4

I have an python application whose docker build takes about 15-20 minutes. Here is how my Dockerfile looks like more or less

FROM ubuntu:18.04
...
COPY . /usr/local/app
RUN pip install -r /usr/local/app/requirements.txt
...
CMD ...

Now if I use skaffold, any code change triggers a rebuild and it is going to do a reinstall of all requirements(as from the COPY step everything else is going to be rebuild) regardless of whether they were already installed. iIn docker-compose this issue would be solved using volumes. In kubernetes, if we use volumes in the following way:

apiVersion: v1
kind: Pod
metadata:
name: test
spec:
containers:
- image: test:test
name: test-container
volumeMounts:
- mountPath: /usr/local/venv # this is the directory of the 
# virtualenv of python
    name: test-volume
volumes:
- name: test-volume
  awsElasticBlockStore:
    volumeID: <volume-id>
    fsType: ext4

will this extra requirements build be resolved with skaffold?

Matt
  • 68,711
  • 7
  • 155
  • 158

3 Answers3

4

I can't speak for skaffold specifically but the container image build can be improved. If there is layer caching available then only reinstall the dependencies when your requirements.txt changes. This is documented in the "ADD or COPY" Best Practices.

FROM ubuntu:18.04
...
COPY requirements.txt /usr/local/app/
RUN pip install -r /usr/local/app/requirements.txt
COPY . /usr/local/app
...
CMD ...

You may need to trigger updates some times if the module versions are loosely defined and say you want a new patch version. I've found requirements should be specific so versions don't slide underneath your application without your knowledge/testing.

Kaniko in-cluster builds

For kaniko builds to make use of a cache in a cluster where there is no persistent storage by default, kaniko needs either a persistent volume mounted (--cache-dir) or a container image repo (--cache-repo) with the layers available.

Matt
  • 68,711
  • 7
  • 155
  • 158
3

If your goal is to speed up the dev process: Instead of triggering an entirely new deployment process every time you change a line of code, you can switch to a sync-based dev process to deploy once and then update the files within the running containers when editing code.

Skaffold supports file sync to directly update files inside the deployed containers if you change them on your local machine.
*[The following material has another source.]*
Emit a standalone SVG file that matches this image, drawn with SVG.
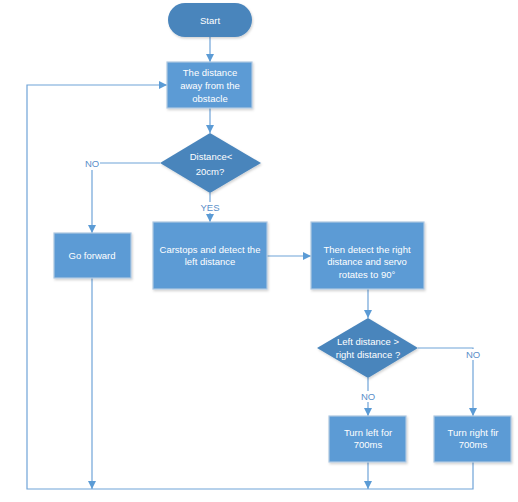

However, the docs state "File sync is alpha" (https://skaffold.dev/docs/how-tos/filesync/) and I can completely agree from working with it a while ago: The sync mechanism is only one-directional (no sync from container back to local) and pretty buggy, i.e. it crashes frequently when switching git branches, installing dependencies etc. which can be pretty annoying.

If you want a more stable alternative for sync-based Kubernetes development which is very easy to get started with, take a look at DevSpace: https://github.com/devspace-cloud/devspace

I am one of the maintainers of DevSpace and started the project because Skaffold was much too slow for our team and it did not have a file sync back then.

Lukas Gentele
  • 949
  • 7
  • 13
  • 1
    Yes indeed, `tilt` is another tool I came across that will do the same. I am currently running some tests and POCs to try it out https://docs.tilt.dev/live_update_tutorial.html – Rajdeep Mukherjee Aug 29 '19 at 05:15
  • Yes, tilt is pretty good as well. Especially if you want to work with minikube etc. in a local cluster. – Lukas Gentele Aug 29 '19 at 20:08
1

@Matt's answer is a great best practice (+1) - skaffold in and of itself won't solve the underlying layer cache invalidation issues which results in having to re-install the requirements during every build.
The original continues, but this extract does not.